Senator Segal: You cannot live in the past.
Senator Mercer: The first sentence reads, "The time for accountability has arrived" followed by a note signed by the Leader of the Conservative Party, Stephen Harper. The time for accountability has arrived. That is the first line in the platform. The time for accountability indeed has arrived, honourable senators.
In the spirit of non-partisanship, I will not review entirely the surprising lack of transparency with respect to that provided by the current government over the years. Why is the government not standing up for the rule of law in Canada? Why is the government not standing up for the Charter of Rights and Freedoms? Why is the government not standing up for the institutions of Parliament, like the Supreme Court? Why is the government not standing up for all Canadians?
Honourable senators, might I offer a bit of political advice for our colleagues across the way? It seems some of your colleagues in the other place may be supportive of this motion — so hope is not completely lost. It also appears that the NDP, who were dead against this, seem to be inching their way closer to supporting the idea.

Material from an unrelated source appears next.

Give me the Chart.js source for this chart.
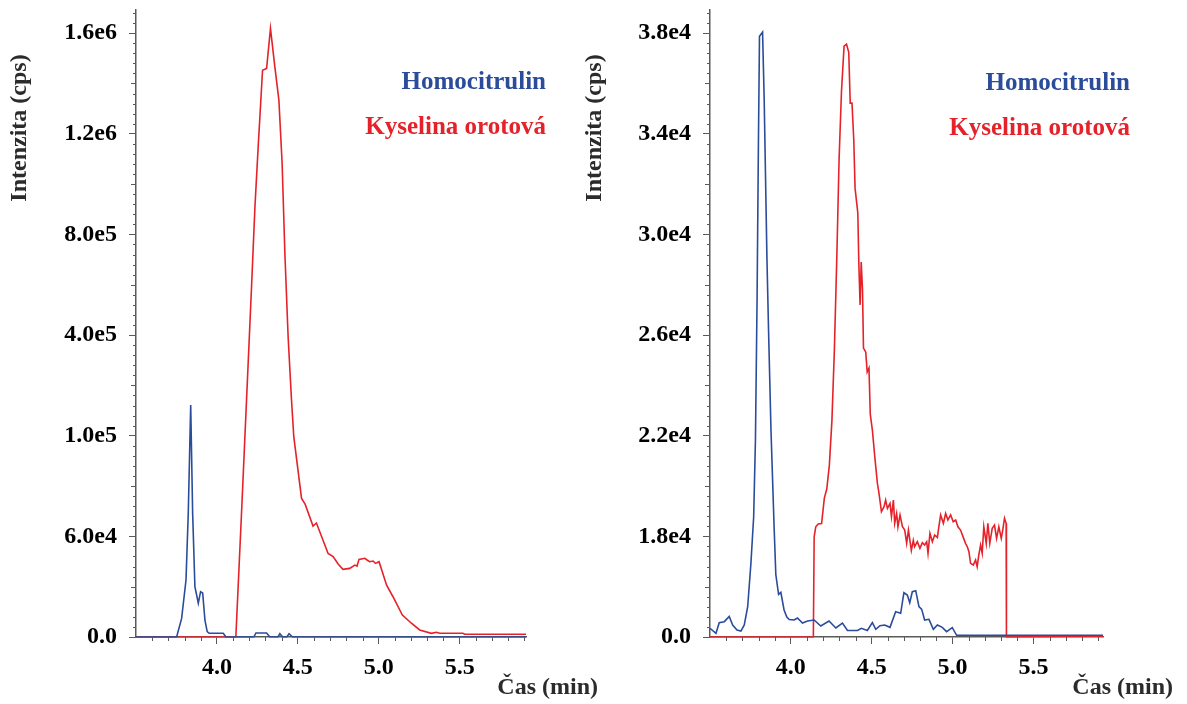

Ask yourselves why, honourable senators. The NDP appear not to want the Auditor General to come into the other place. You will recall that the NDP were ordered to shut down their satellite offices last month as they were deemed not allowed under the rules of the House of Commons. About $3 million may have been spent on such offices; and it is becoming clear that they may have to pay that money back.
Some Hon. Senators: Shame!
Senator Mercer: Ask yourselves this: What else may be hiding in the House of Commons?
Some Hon. Senators: Oh, Oh!
Senator Mercer: Honourable senators, if we want to encourage more transparency and accountability by all of Parliament — and I emphasize all of Parliament — then I urge you to support this motion. I ask you to stand up for Canada now and vote in favour of this motion.
Some Hon. Senators: Hear, hear!
(On motion of Senator Marshall, debate adjourned.)
(The Senate adjourned until Thursday, May 8, 2014, at 1:30 p.m.)